# Mogadore reservoir report



## deekmilly (Jul 2, 2014)

Fished today from 1230-630. Rented a boat from the new shop on 43. Pretty good gig they have. On the east side of 43 my buddy and I caught over 20 bluegill and one 6 inch shiner. All on pinmans with maggots. 

On the west side of 43 we caught over 30 easily. Along with about 12 crappies. No size to them so we threw them all back so they could grow another day. They were caught with minnows and maggots 1-5 feet under a bobber. 

While at the boat launch noticed some guy fishing on the docks and was keeping crappie that were barely 5 inches. Sad to see that. I wish Mogadore would put a size limit of 9 inches like most of the state. 


Sent from my iPhone using Tapatalk


----------



## DHower08 (Nov 20, 2015)

People keeping them small crappies will get you a lake that has a bigger average size crappie. Let them guys keep what they want. That's exactly why the state has no size limit on them


----------



## RH1 (Apr 13, 2013)

DHower08 said:


> People keeping them small crappies will get you a lake that has a bigger average size crappie. Let them guys keep what they want. That's exactly why the state has no size limit on them


This


----------



## deekmilly (Jul 2, 2014)

Went today from 1130-530 caught around 35 in total. With 10 being crappie. No keepers again. All on jig with minnows. Best was the west side of 43 again 


Sent from my iPhone using Tapatalk


----------



## Barcelona (Sep 17, 2006)

deekmilly said:


> Fished today from 1230-630. Rented a boat from the new shop on 43. Pretty good gig they have. On the east side of 43 my buddy and I caught over 20 bluegill and one 6 inch shiner. All on pinmans with maggots.
> 
> On the west side of 43 we caught over 30 easily. Along with about 12 crappies. No size to them so we threw them all back so they could grow another day. They were caught with minnows and maggots 1-5 feet under a bobber.
> 
> ...


Thanks for the report. Any size to the gills?


----------



## deekmilly (Jul 2, 2014)

Barcelona said:


> Thanks for the report. Any size to the gills?


Dozen were 8-9 inches but that’s about it. 
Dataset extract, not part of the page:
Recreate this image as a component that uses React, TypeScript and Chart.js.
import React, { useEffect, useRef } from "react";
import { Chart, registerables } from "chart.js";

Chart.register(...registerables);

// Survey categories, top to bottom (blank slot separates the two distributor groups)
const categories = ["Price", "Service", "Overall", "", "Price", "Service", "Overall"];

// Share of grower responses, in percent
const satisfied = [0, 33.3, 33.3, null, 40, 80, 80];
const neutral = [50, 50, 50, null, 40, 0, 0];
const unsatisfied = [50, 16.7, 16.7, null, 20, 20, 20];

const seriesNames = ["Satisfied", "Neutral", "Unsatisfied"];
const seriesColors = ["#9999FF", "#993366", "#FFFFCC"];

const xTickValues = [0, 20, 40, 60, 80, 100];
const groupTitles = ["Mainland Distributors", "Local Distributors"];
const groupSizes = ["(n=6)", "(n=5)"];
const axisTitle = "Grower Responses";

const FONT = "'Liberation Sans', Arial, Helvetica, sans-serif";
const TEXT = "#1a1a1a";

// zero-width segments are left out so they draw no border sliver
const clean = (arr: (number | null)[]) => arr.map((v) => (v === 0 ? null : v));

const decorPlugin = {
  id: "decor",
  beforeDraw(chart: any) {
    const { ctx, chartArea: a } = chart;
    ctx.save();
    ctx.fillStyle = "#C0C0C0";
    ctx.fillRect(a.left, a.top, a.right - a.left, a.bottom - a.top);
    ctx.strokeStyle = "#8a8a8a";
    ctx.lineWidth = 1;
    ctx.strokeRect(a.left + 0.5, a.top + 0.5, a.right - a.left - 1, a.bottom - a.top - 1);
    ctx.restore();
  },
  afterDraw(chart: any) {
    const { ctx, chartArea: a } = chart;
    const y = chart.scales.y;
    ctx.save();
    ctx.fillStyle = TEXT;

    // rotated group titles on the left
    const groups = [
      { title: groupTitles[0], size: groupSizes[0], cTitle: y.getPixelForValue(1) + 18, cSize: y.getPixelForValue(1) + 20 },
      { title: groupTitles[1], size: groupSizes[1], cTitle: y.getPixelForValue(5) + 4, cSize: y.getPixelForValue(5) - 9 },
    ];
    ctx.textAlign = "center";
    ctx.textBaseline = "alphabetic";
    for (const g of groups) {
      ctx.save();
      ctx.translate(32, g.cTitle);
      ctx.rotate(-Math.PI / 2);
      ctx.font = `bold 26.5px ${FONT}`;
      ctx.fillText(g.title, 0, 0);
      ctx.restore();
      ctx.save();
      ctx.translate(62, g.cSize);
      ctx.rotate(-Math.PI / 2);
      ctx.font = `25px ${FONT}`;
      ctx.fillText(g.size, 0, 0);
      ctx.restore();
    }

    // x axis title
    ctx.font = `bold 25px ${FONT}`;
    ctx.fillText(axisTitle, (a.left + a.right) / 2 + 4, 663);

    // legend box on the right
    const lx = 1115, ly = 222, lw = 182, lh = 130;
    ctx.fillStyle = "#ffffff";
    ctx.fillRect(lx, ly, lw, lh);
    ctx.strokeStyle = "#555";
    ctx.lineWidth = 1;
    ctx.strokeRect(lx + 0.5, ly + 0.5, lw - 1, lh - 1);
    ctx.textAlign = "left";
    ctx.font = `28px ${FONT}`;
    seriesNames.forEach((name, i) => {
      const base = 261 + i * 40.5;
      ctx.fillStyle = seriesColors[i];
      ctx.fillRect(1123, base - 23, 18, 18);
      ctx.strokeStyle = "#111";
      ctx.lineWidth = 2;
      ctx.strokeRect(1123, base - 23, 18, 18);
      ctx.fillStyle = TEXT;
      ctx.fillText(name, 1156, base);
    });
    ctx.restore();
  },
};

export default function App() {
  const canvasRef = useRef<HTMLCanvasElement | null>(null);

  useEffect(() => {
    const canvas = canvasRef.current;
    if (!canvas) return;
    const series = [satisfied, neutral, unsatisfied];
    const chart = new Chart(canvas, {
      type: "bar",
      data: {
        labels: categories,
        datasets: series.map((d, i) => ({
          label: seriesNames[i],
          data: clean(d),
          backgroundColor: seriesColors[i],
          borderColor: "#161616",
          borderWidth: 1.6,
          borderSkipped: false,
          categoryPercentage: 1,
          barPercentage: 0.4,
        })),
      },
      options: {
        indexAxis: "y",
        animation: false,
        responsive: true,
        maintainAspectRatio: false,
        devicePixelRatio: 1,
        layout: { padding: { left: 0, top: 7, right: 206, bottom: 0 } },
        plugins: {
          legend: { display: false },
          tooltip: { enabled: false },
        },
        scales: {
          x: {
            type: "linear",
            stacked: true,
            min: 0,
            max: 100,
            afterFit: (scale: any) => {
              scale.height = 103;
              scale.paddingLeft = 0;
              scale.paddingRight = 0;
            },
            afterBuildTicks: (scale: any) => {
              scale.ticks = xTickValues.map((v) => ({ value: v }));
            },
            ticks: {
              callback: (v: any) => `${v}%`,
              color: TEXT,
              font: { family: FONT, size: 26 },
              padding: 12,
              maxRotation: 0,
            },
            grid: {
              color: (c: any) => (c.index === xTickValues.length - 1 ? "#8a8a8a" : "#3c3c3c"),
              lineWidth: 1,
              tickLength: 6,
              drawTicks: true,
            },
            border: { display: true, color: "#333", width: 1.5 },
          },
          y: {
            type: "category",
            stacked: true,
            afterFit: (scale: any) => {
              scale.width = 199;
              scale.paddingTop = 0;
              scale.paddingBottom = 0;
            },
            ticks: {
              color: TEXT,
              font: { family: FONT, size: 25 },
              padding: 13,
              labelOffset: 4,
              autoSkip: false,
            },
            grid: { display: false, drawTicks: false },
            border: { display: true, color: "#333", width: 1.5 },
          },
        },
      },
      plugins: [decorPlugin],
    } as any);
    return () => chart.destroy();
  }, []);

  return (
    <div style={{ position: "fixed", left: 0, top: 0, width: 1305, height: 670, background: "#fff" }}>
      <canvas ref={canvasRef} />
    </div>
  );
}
Sent from my iPhone using Tapatalk


----------



## madm0j0 (Sep 10, 2008)

DHower08 said:


> People keeping them small crappies will get you a lake that has a bigger average size crappie. Let them guys keep what they want. That's exactly why the state has no size limit on them


This is true. My buddy and I were there Saturday and absolutely slaughtered crappie. Most were 6 to 8 inches with a nice little mess of them over 10. He does it for his family and they don’t mind cleaning them so we took them all!!! And I do mean all of them. We were running outta room to put them we caught so many. Literally filled up a cooler plus a five gallon bucket. Most fish I have ever caught in a single day ever. But before anyone talks about hurting the fishery or letting them grow bigger, read the quote again. These fish have to be thinned out for the overall good of the lake and the size of the fish. So I say rent that boat again take some kids that like to fish and keep what you catch next time. Oh.....and find someone that don’t mind cleaning fish cause after what we did, I could never clean that many fish!!! But it sure was fun catching them!


----------



## JamesF (May 20, 2016)

Minnesota has been experimenting with limits and size. Not just with Walleye but panfish too. There has been some success. But mostly by strict enforcement. Also trying to stop invasive species. All of this takes manpower and check stations along access routes. Basically any successful program will only work with people that take a responsible approach. A lot of studies are being done by comparison of the results in areas that have been successful. Money spent by sportsmen are the backbone for quality fisheries and other activities. How that is managed is, by the sportsmen's voices. There are public meetings that take into account our views on the topics of the forums focus. I took part in creel counts a few times, mostly so the official was not alone, kind of a safety issue. But a lot of people were cooperative. I learned a lot about how the programs work and what the results showed about how the ecosystems health and fish populations respond.


----------



## E.sheets3 (May 9, 2019)

As a bass fisherman I say keep all the crappie. An overpopulation of crappie destroys bass fry survival rates. I think slot limits are most effective for population/size control. Not sure how that would work with panfish but it's great for bass.

Sent from my SM-S727VL using Tapatalk


----------



## DHower08 (Nov 20, 2015)

Slot limits do work great we see it every year in Canada. I'm a bass fisherman too and most lakes would benefit from some bass being removed too


----------